Make it stop
I have kept my TV on mute the past several weeks. I thought that when the primary elections were over, we’d have a small respite.
But no, the next morning they all started again. Too many ads, too little information, way too much money being spent.
We desperately need campaign reform.
A Thursday letter writer said she didn’t vote in Kansas this Election Day because she would have had to choose a party to receive a ballot. (12A)
The Aug. 7 election was a primary, the purpose of which is to determine which candidates will represent their parties in the ensuing general election — not who will ultimately win the offices.
Some states use party caucuses for this culling process.
It would make sense if Kansas had a provision for unaffiliated or independent voters to select a non-partisan ballot to vote on tax issues or other issues that are also included in a primary.
I am sorry this writer and others chose not to be a part of this process.
Not buying it
I find part of The Star’s Thursday editorial concerning Sharice Davids and Rep. Kevin Yoder somewhat disingenuous. (12A, “Yoder says Davids doesn’t have Kansas values?”)
Barring some drastic and previously undisclosed revelation concerning Davids’ past, I will be more shocked than Capt. Louis Renault was in the movie “Casablanca” after his “discovery” that gambling occurred in Rick’s Cafe Americain if the editorial board does not endorse Davids over Yoder in the general election.
Although the board might not have known with certainty how Davids would fare in the primary, I find it difficult to believe its members thought she might “finish closer to the bottom.”
If they did think that, they certainly insulted many voters in Kansas’ 3rd District.
Finally, and for whatever it is worth, I would have voted for Davids if I lived in the district.
Heard it before
Yesterday, after watching several cable news political pundits hold forth, I waited “at the end of the day” for their prophecies to come true. But nothing happened.

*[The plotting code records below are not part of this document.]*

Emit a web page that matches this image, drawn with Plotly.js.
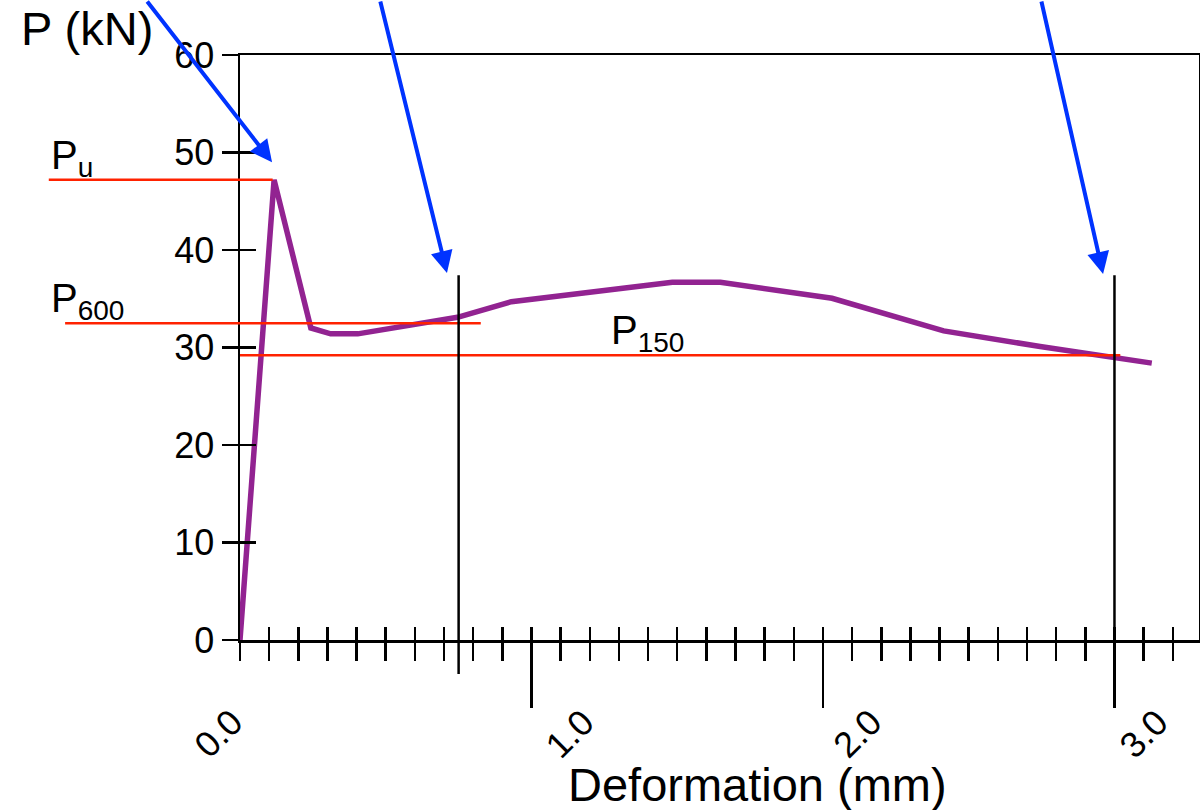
<!DOCTYPE html>
<html><head><meta charset="utf-8">
<script src="https://cdn.plot.ly/plotly-3.0.1.min.js"></script>
<style>html,body{margin:0;padding:0;background:#fff}#chart{width:1200px;height:810px}</style>
</head><body><div id="chart"></div>
<script>
// ---- data ----
const deformation = [0, 0.117, 0.243, 0.311, 0.404, 0.746, 0.931, 1.483, 1.648, 2.031, 2.414, 2.745, 3.128];
const load        = [0, 47.2, 32.0, 31.4, 31.4, 33.1, 34.7, 36.7, 36.7, 35.05, 31.7, 30.1, 28.4];
const xTickValues = [0, 1, 2, 3];
const xTickLabels = ['0.0', '1.0', '2.0', '3.0'];
const yTickValues = [0, 10, 20, 30, 40, 50, 60];
const levelNames  = ['P<sub>u</sub>', 'P<sub>600</sub>', 'P<sub>150</sub>'];
const levelValues = [47.2, 32.5, 29.2];
const markerDeformations = [0.75, 3.0];

// ---- geometry / style ----
const X_MAX = 3.29, Y_MAX = 60;
const L = 240, T = 55, W = 1200, H = 810, PW = 959, PH = 585;
const FONT = 'Liberation Sans, Arial, sans-serif';
const RED = '#ff2200', PURPLE = '#922391', BLUE = '#0033ff';
const pxX = px => (px - L) / PW;           // pixel -> paper x
const pxY = py => (T + PH - py) / PH;      // pixel -> paper y
const dataToPaperX = v => v / X_MAX;

// extents of the level lines (in deformation units) and label placement (pixels)
const levelLineStart = [-0.656, -0.60, 0];
const levelLineEnd   = [0.112, 0.826, 3.02];
const levelLabelPos  = [[49, 158], [49, 301], [609, 333]];
const tickLabelShift = [-22, 38, 34, 29];
const markerLineBottom = [pxY(674), 0];
const markerLineTop = 37.4 / Y_MAX;

const shapes = [];
levelValues.forEach((v, i) => {
  shapes.push({type:'line', layer:'above', xref:'paper', yref:'y',
    x0: dataToPaperX(levelLineStart[i]), x1: dataToPaperX(levelLineEnd[i]), y0: v, y1: v,
    line:{color:RED, width:2.5}});
});
markerDeformations.forEach((v, i) => {
  shapes.push({type:'line', layer:'above', xref:'x', yref:'paper',
    x0: v, x1: v, y0: markerLineBottom[i], y1: markerLineTop,
    line:{color:'#000', width:2.5}});
});

const annotations = [];
// x tick labels (rotated)
xTickValues.forEach((v, i) => {
  annotations.push({xref:'x', yref:'paper', x:v, y:0, xanchor:'center', yanchor:'middle',
    xshift: tickLabelShift[i], yshift: -93, text: xTickLabels[i], textangle:-45,
    showarrow:false, font:{family:FONT, size:36, color:'#000'}});
});
// level labels
levelNames.forEach((t, i) => {
  annotations.push({xref:'paper', yref:'paper', x:pxX(levelLabelPos[i][0]), y:pxY(levelLabelPos[i][1]),
    xanchor:'left', yanchor:'middle', text:t, showarrow:false,
    font:{family:FONT, size:40, color:'#000'}});
});
// axis titles
annotations.push({xref:'paper', yref:'paper', x:pxX(87), y:pxY(29), xanchor:'center', yanchor:'middle',
  text:'P (kN)', showarrow:false, font:{family:FONT, size:47, color:'#000'}});
annotations.push({xref:'paper', yref:'paper', x:pxX(757), y:pxY(784), xanchor:'center', yanchor:'middle',
  text:'Deformation (mm)', showarrow:false, font:{family:FONT, size:47, color:'#000'}});
// blue arrows
const arrows = [[0.110, 49.0, -126, -182], [0.710, 37.64, -67, -293], [2.961, 37.54, -62, -294]];
arrows.forEach(a => {
  annotations.push({xref:'x', yref:'y', x:a[0], y:a[1], ax:a[2], ay:a[3], text:'',
    showarrow:true, arrowhead:2, arrowsize:1.1, arrowwidth:4, arrowcolor:BLUE, standoff:0});
});

const traces = [
  {x: deformation, y: load, type:'scatter', mode:'lines', line:{color:PURPLE, width:5.5},
   hoverinfo:'skip', showlegend:false},
  {x: [], y: [], xaxis:'x2', yaxis:'y2', type:'scatter', mode:'lines', hoverinfo:'skip', showlegend:false}
];

const layout = {
  width: W, height: H,
  margin: {l: L, r: W - L - PW, t: T, b: H - T - PH, pad: 0},
  paper_bgcolor:'#fff', plot_bgcolor:'#fff',
  font: {family: FONT, color:'#000'},
  showlegend:false,
  xaxis: {range:[0, X_MAX], tickmode:'array', tickvals: xTickValues.filter(v => v > 0),
    ticks:'outside', ticklen:65, tickwidth:2.5, tickcolor:'#000', showticklabels:false,
    showline:true, linewidth:2.5, linecolor:'#000', mirror:true, showgrid:false, zeroline:false,
    minor:{tickmode:'linear', tick0:0, dtick:0.1, ticks:'outside', ticklen:18, tickwidth:2.5, tickcolor:'#000', showgrid:false}},
  xaxis2: {overlaying:'x', anchor:'y2', range:[0, X_MAX], tickmode:'linear', tick0:0, dtick:0.1,
    ticks:'inside', ticklen:13, tickwidth:2.5, tickcolor:'#000', showticklabels:false,
    showline:false, showgrid:false, zeroline:false},
  yaxis: {range:[0, Y_MAX], tickmode:'array', tickvals: yTickValues, ticks:'outside', ticklen:16,
    tickwidth:2.5, tickcolor:'#000', tickfont:{family:FONT, size:36, color:'#000'},
    showline:true, linewidth:2.5, linecolor:'#000', mirror:true, showgrid:false, zeroline:false},
  yaxis2: {overlaying:'y', anchor:'x2', side:'left', range:[0, Y_MAX], tickmode:'array', tickvals: yTickValues,
    ticks:'inside', ticklen:16, tickwidth:2.5, tickcolor:'#000', showticklabels:false,
    showline:false, showgrid:false, zeroline:false},
  shapes: shapes,
  annotations: annotations
};

Plotly.newPlot('chart', traces, layout, {staticPlot:true, displayModeBar:false});
</script>
</body></html>
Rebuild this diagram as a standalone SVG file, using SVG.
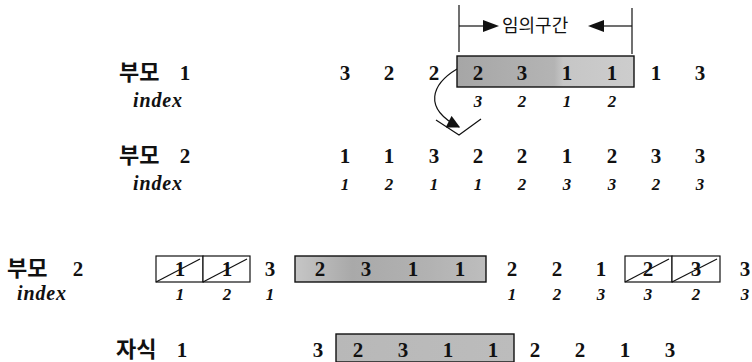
<svg xmlns="http://www.w3.org/2000/svg" width="752" height="362" viewBox="0 0 752 362">
<style>
.d{font-family:"Liberation Serif",serif;font-weight:bold;font-size:21px;text-anchor:middle;fill:#111}
.i{font-family:"Liberation Serif",serif;font-style:italic;font-weight:bold;font-size:17px;text-anchor:middle;fill:#111}
.k{font-family:"Noto Sans CJK KR",sans-serif;font-weight:bold;font-size:22px;fill:#111}
.x{font-family:"Liberation Serif",serif;font-style:italic;font-weight:bold;font-size:20px;fill:#111}
.t{font-family:"Noto Sans CJK KR",sans-serif;font-size:18px;fill:#111}
.gb{stroke:#111;stroke-width:1.4}
.wb{fill:#fff;stroke:#111;stroke-width:1.2}
.ln{stroke:#111;stroke-width:1.2;fill:none}
</style>
<defs>
<linearGradient id="g1" x1="0" x2="1" y1="0" y2="0">
<stop offset="0" stop-color="#a6a6a6"/><stop offset="0.55" stop-color="#b4b4b4"/><stop offset="0.6" stop-color="#c6c6c6"/><stop offset="1" stop-color="#cdcdcd"/>
</linearGradient>
<linearGradient id="g2" x1="0" x2="1" y1="0" y2="0">
<stop offset="0" stop-color="#c6c6c6"/><stop offset="0.3" stop-color="#a9a9a9"/><stop offset="0.7" stop-color="#b2b2b2"/><stop offset="1" stop-color="#bdbdbd"/>
</linearGradient>
<linearGradient id="g3" x1="0" x2="1" y1="0" y2="0">
<stop offset="0" stop-color="#b8b8b8"/><stop offset="1" stop-color="#bcbcbc"/>
</linearGradient>
<marker id="ah" viewBox="0 0 10 10" refX="9" refY="5" markerWidth="15" markerHeight="13" orient="auto" markerUnits="userSpaceOnUse">
<path d="M0,0 L10,5 L0,10 z" fill="#111"/>
</marker>
</defs>

<g id="connectors">
<line class="ln" x1="459" y1="5" x2="459" y2="52"/>
<line class="ln" x1="632" y1="8" x2="632" y2="54" stroke-width="1"/>
<line class="ln" x1="459" y1="26" x2="486" y2="26"/>
<polygon points="483,20 499,26 483,32" fill="#111"/>
<line class="ln" x1="600" y1="26" x2="632" y2="26"/>
<polygon points="604,20 588,26 604,32" fill="#111"/>
<path class="ln" d="M457,69 C432,84 422,108 459,127" marker-end="url(#ah)"/>
<polyline class="ln" points="436,120 459,135 481,119"/>
</g>

<g id="range-label">
<text class="t" x="502" y="32">임의구간</text>
</g>

<g id="parent1">
<text class="k" x="119" y="80">부모</text>
<text class="d" x="185" y="80">1</text>
<text class="x" x="133" y="107" textLength="49">index</text>
<rect class="gb" fill="url(#g1)" x="457" y="56" width="177" height="31"/>
<text class="d" x="345" y="80">3</text>
<text class="d" x="389" y="80">2</text>
<text class="d" x="434" y="80">2</text>
<text class="d" x="478" y="80">2</text>
<text class="d" x="522" y="80">3</text>
<text class="d" x="567" y="80">1</text>
<text class="d" x="612" y="80">1</text>
<text class="d" x="656" y="80">1</text>
<text class="d" x="700" y="80">3</text>
<text class="i" x="478" y="107">3</text>
<text class="i" x="522" y="107">2</text>
<text class="i" x="567" y="107">1</text>
<text class="i" x="612" y="107">2</text>
</g>

<g id="parent2">
<text class="k" x="119" y="163">부모</text>
<text class="d" x="185" y="163">2</text>
<text class="x" x="133" y="190" textLength="49">index</text>
<text class="d" x="345" y="163">1</text>
<text class="d" x="389" y="163">1</text>
<text class="d" x="434" y="163">3</text>
<text class="d" x="478" y="163">2</text>
<text class="d" x="522" y="163">2</text>
<text class="d" x="567" y="163">1</text>
<text class="d" x="612" y="163">2</text>
<text class="d" x="656" y="163">3</text>
<text class="d" x="700" y="163">3</text>
<text class="i" x="345" y="190">1</text>
<text class="i" x="389" y="190">2</text>
<text class="i" x="434" y="190">1</text>
<text class="i" x="478" y="190">1</text>
<text class="i" x="522" y="190">2</text>
<text class="i" x="567" y="190">3</text>
<text class="i" x="612" y="190">3</text>
<text class="i" x="656" y="190">2</text>
<text class="i" x="700" y="190">3</text>
</g>

<g id="parent2-marked">
<text class="k" x="7" y="276">부모</text>
<text class="d" x="78" y="276">2</text>
<text class="x" x="17" y="300" textLength="49">index</text>
<rect class="wb" x="156" y="256" width="47" height="26"/>
<rect class="wb" x="203" y="256" width="47" height="26"/>
<line class="ln" x1="156" y1="282" x2="200" y2="259"/>
<line class="ln" x1="203" y1="282" x2="247" y2="259"/>
<text class="d" x="180" y="276">1</text>
<text class="d" x="227" y="276">1</text>
<text class="d" x="270" y="276">3</text>
<rect class="gb" fill="url(#g2)" x="295" y="256" width="191" height="26"/>
<text class="d" x="320" y="276">2</text>
<text class="d" x="366" y="276">3</text>
<text class="d" x="413" y="276">1</text>
<text class="d" x="460" y="276">1</text>
<text class="d" x="512" y="276">2</text>
<text class="d" x="557" y="276">2</text>
<text class="d" x="601" y="276">1</text>
<rect class="wb" x="625" y="256" width="47" height="26"/>
<rect class="wb" x="672" y="256" width="48" height="26"/>
<line class="ln" x1="625" y1="282" x2="669" y2="259"/>
<line class="ln" x1="672" y1="282" x2="717" y2="259"/>
<text class="d" x="648" y="276">2</text>
<text class="d" x="696" y="276">3</text>
<text class="d" x="745" y="276">3</text>
<text class="i" x="180" y="300">1</text>
<text class="i" x="227" y="300">2</text>
<text class="i" x="270" y="300">1</text>
<text class="i" x="512" y="300">1</text>
<text class="i" x="557" y="300">2</text>
<text class="i" x="601" y="300">3</text>
<text class="i" x="648" y="300">3</text>
<text class="i" x="696" y="300">2</text>
<text class="i" x="745" y="300">3</text>
</g>

<g id="child1">
<text class="k" x="116" y="357">자식</text>
<text class="d" x="182" y="357">1</text>
<text class="d" x="318" y="357">3</text>
<rect class="gb" fill="url(#g3)" x="336" y="334" width="178" height="28"/>
<text class="d" x="358" y="357">2</text>
<text class="d" x="403" y="357">3</text>
<text class="d" x="448" y="357">1</text>
<text class="d" x="493" y="357">1</text>
<text class="d" x="535" y="357">2</text>
<text class="d" x="580" y="357">2</text>
<text class="d" x="625" y="357">1</text>
<text class="d" x="670" y="357">3</text>
</g>
</svg>
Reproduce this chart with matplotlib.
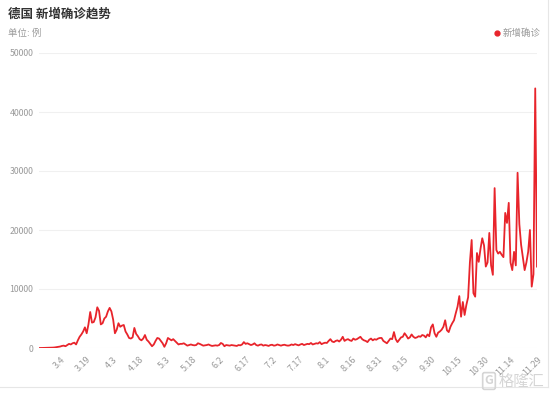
import numpy as np
import matplotlib
matplotlib.use("Agg")
import matplotlib.pyplot as plt
from matplotlib.lines import Line2D

plt.rcParams["font.family"] = ["Noto Sans CJK SC", "DejaVu Sans"]

# ----------------------------
# Data: daily new cases, 2.21 -> 11.29
# ----------------------------
new_cases = [
    0, 0, 10, 20, 30, 40, 50, 60, 70, 100,
    150, 200, 250, 350, 400, 300, 500, 700, 600, 800,
    900, 600, 1300, 1900, 2300, 2800, 3500, 2500, 4000, 6100,
    4300, 4400, 5200, 6900, 6300, 4000, 4200, 5000, 5300, 6200,
    6800, 6200, 4800, 2500, 3100, 4200, 3600, 3800, 3900, 2800,
    2300, 1700, 1600, 1800, 3400, 2400, 2000, 1500, 1300, 1600, 2200,
    1400, 1100, 700, 300, 600, 1200, 1700, 1600, 1200, 800,
    200, 800, 1700, 1500, 1300, 1500, 1200, 900, 600, 700,
    700, 800, 600, 400, 500, 600, 500, 450, 500, 800,
    700, 550, 400, 450, 500, 600, 450, 350, 400, 450,
    400, 500, 850, 700, 300, 500, 450, 400, 500, 450,
    400, 350, 500, 450, 600, 1000, 700, 800, 650, 500,
    600, 800, 500, 400, 550, 600, 400, 500, 450, 350,
    500, 550, 400, 450, 600, 500, 400, 500, 550, 450,
    400, 450, 600, 500, 650, 550, 450, 600, 700, 500, 600,
    700, 650, 850, 600, 700, 800, 750, 1000, 650, 800,
    900, 850, 1200, 1500, 1100, 1000, 1200, 1300, 1100, 1400,
    1900, 1200, 1400, 1500, 1300, 1200, 1600, 1400, 1500, 1700,
    1900, 1500, 1300, 1200, 1000, 1400, 1600, 1300, 1500, 1400,
    1600, 1700, 1700, 1200, 1000, 800, 1200, 1600, 1500, 2700,
    1500, 1000, 1400, 1800, 1900, 2500, 2100, 1600, 1800, 2300,
    1900, 1700, 1800, 2000, 1900, 2200, 2100, 1800, 2300, 2000,
    3500, 4000, 2500, 1900, 2600, 2800, 3100, 3600, 4700, 3000, 2700,
    3600, 4200, 4700, 5900, 7000, 8800, 5300, 7800, 5600, 7300,
    8600, 14500, 18300, 9300, 8700, 16100, 14600, 16800, 18600, 17400,
    13800, 14500, 19500, 14000, 12400, 27100, 16600, 16000, 16300, 15800,
    15400, 22900, 21200, 24600, 14500, 13200, 16300, 14000, 29700, 21000,
    17500, 15400, 13200, 14500, 16300, 20000, 10400, 12500, 44000, 13800,
]

tick_labels = ["3.4", "3.19", "4.3", "4.18", "5.3", "5.18", "6.2", "6.17", "7.2",
               "7.17", "8.1", "8.16", "8.31", "9.15", "9.30", "10.15", "10.30",
               "11.14", "11.29"]
tick_pos = [12 + 15 * k for k in range(len(tick_labels))]
y_ticks = [0, 10000, 20000, 30000, 40000, 50000]

red = "#e8242b"
gray = "#9a9a9a"

# ----------------------------
# Plot
# ----------------------------
fig = plt.figure(figsize=(5.54, 3.95), dpi=100)
ax = fig.add_axes([39 / 554, 47 / 395, 498 / 554, 295 / 395])

x = np.arange(len(new_cases))
ax.plot(x, new_cases, color=red, linewidth=1.3, solid_joinstyle="round")

ax.set_xlim(0, len(new_cases) - 1)
ax.set_ylim(0, 50000)
ax.set_yticks(y_ticks)
ax.set_yticklabels([str(v) for v in y_ticks], fontsize=6.3, color=gray)
ax.set_xticks(tick_pos)
ax.set_xticklabels(tick_labels, fontsize=6.5, color=gray, rotation=45,
                   ha="right", va="top", rotation_mode="anchor")
ax.tick_params(axis="y", length=0, pad=4)
ax.tick_params(axis="x", length=0, pad=5)

ax.grid(axis="y", color="#f0f0f0", linewidth=0.8)
ax.set_axisbelow(True)
for s in ax.spines.values():
    s.set_visible(False)

# Titles
fig.text(8 / 554, 1 - 14 / 395, "德国 新增确诊趋势", fontsize=9, fontweight="bold",
         color="#333333", va="center", ha="left")
fig.text(8 / 554, 1 - 33 / 395, "单位: 例", fontsize=6.8, color=gray,
         va="center", ha="left")

# Legend
fig.add_artist(Line2D([497 / 554], [1 - 33 / 395], marker="o", markersize=3.5,
                      color=red, linestyle="none"))
fig.text(503 / 554, 1 - 33 / 395, "新增确诊", fontsize=6.8, color=gray,
         va="center", ha="left")

# Container border (right and bottom)
fig.add_artist(Line2D([0, 548 / 554], [1 - 387 / 395] * 2, color="#e6e6e6", linewidth=0.8))
fig.add_artist(Line2D([548 / 554] * 2, [1 - 387 / 395, 1], color="#e6e6e6", linewidth=0.8))

# Watermark
fig.text(489 / 554, 1 - 381 / 395, "G", fontsize=9, color="#d5d5d5", fontweight="bold",
         va="center", ha="center",
         bbox=dict(boxstyle="round,pad=0.15", fc="none", ec="#d5d5d5", lw=1.2))
fig.text(499 / 554, 1 - 381 / 395, "格隆汇", fontsize=11, color="#d5d5d5",
         va="center", ha="left")

fig.savefig("out.png", dpi=100)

Well, something did happen: My wife woke me up to tell me it was the end of the day.
I will try again tonight because events are “moving forward” rapidly, and I plan to take a longer nap just to be ready for anything that happens “at the end of the day.”
Tuesday, my 18-year-old grandson voted for the first time. The election workers all clapped for him.
I was thrilled to see the overwhelming vote to protect workers’ rights by defeating Missouri’s Proposition A.
As you prepare to decide how to vote in the general election, realize that legislators in Jefferson City are already discussing circumventing the will of the voters, as they have done before on this issue and others. They are planning again to impose right to work on this state. (Aug. 9, 13A, “Short take: The people spoke on right to work”)
If you are among the vast majority who voted against Prop A, find out whether the candidates on the November ballot plan on representing you and your views or if they plan on ignoring your vote again to impose this unwanted law on Missouri.
Remake the report
The Star’s front-page Aug. 5 article “Broken soul now remade” romanticizes Toby Young’s enabling the escape of convicted murderer John Manard from Lansing Correctional Facility. It fails to consider the tragedy of Manard’s victim, Donald G. England.
According a 2006 MSNBC report about the case, two guns were missing from Young’s house at the time of the escape. Thankfully, there were no subsequent deaths by guns or dangerous, evasive driving.
As a Ph.D. psychologist at Lansing Correctional Facility, I was well aware of women who were conned by convicts. If Manard truly loved her, would he have made her a criminal?
The Star’s article states that Manard wrote, “I owe (Young) no apologies for any choices.”
Criminals excuse their behavior through distorted thinking, and the public all too often does the same.
I think the England family would write a different article.